Medicine Bluff is just one of countless natural places with distinctive features that Indians believed had special spiritual power because they could not rationally explain why they existed. Such natural places conveyed to them the essence of a religious experience but were not actually worshipped. Not all things with spiritual power, to be sure, were natural. Indians created smoking pipes, bundles, and other objects that became sacred and powerful once the makers performed special rituals to imbue them with qualities of sacredness or good medicine. For the American Indian, almost anything could attain such a therapeutic or mystical quality, emphasizing how great a role spiritual power plays in Indian medicine.
This view of Medicine Bluff in the Wichita Mountains of southwestern Oklahoma was copied from a mid-twentieth-century postcard. The bluff rises three hundred feet above Medicine Creek. (Authors collection)

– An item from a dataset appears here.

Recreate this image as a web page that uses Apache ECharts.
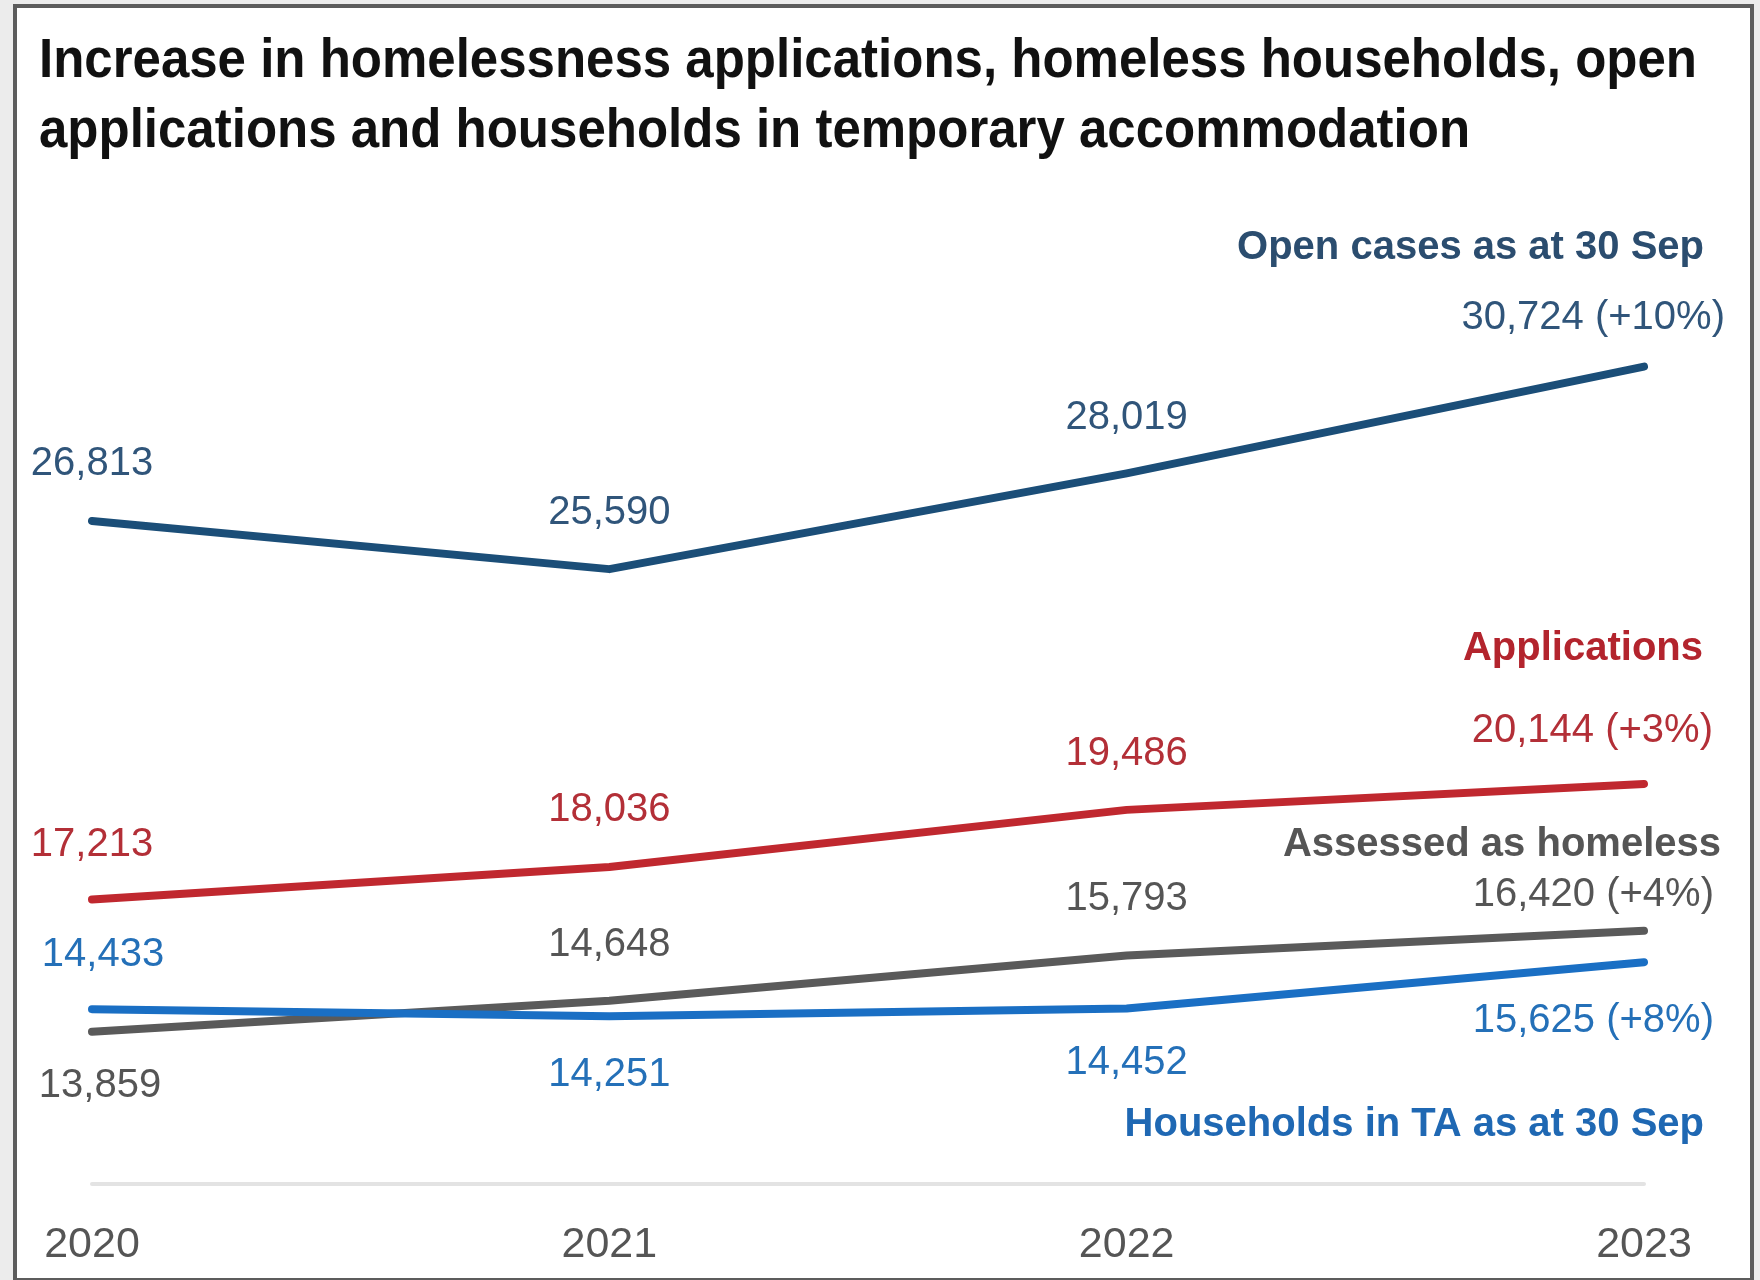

In Letter Six of his Letters and Notes on the Manners, Customs, and Conditions of North American Indians (1844), the artist George Catlin noted that Indian country is full of doctors, and as they are all magicians, and skilled, or profess to be skilled in many mysteries, the word medicine has become habitually applied to every thing mysterious or unaccountable and the English and Americanshave easily and familiarly adopted the same word, with a slight alteration, conveying the same meaning; and to be a little more explicit, they have denominated these personages medicine-men, which means something more than merely a doctor or physician.
This close-up view of Medicine Bluff, with its three-hundred-foot drop to Medicine Creek (visible at lower right), was taken in the 1870 s. (Courtesy Western History Collections, University of Oklahoma Libraries)
Catlin related that every Plains Indian male has a medicine bag. When a boy is fourteen or fifteen, he leaves his fathers lodge, locates a secluded spot, cries out to the Great Spirit, and fasts. At night, he sleeps on the ground. He may stay there from two to five days, or until he dreams of an animal, bird, or reptile in his sleep. He believes the first such creature to appear to him in a dream is his protector for life, so designated by the Great Spirit. The young Indian then returns to the lodge of his father, tells of his dream, breaks his fast, and leaves again to find and kill the animal, bird, or reptile in question. After killing it, he skins it and uses the full skin to fashion his medicine bag, which he stuffs with grass, or moss, or something of the kind. He then closes it and will rarely open it again. He will carry the bag throughout his life, frequently paying homage to it and looking to it for safety and protection. Catlin saw medicine bags made from a variety of creatures, including otter, beaver, muskrat, weasel, raccoon, skunk, frog, toad, bat, mouse, mole, hawk, eagle, magpie, sparrow, and even a wolf. The size of the skin determines the size of the bag. When its owner dies, the medicine bag is placed with his remains.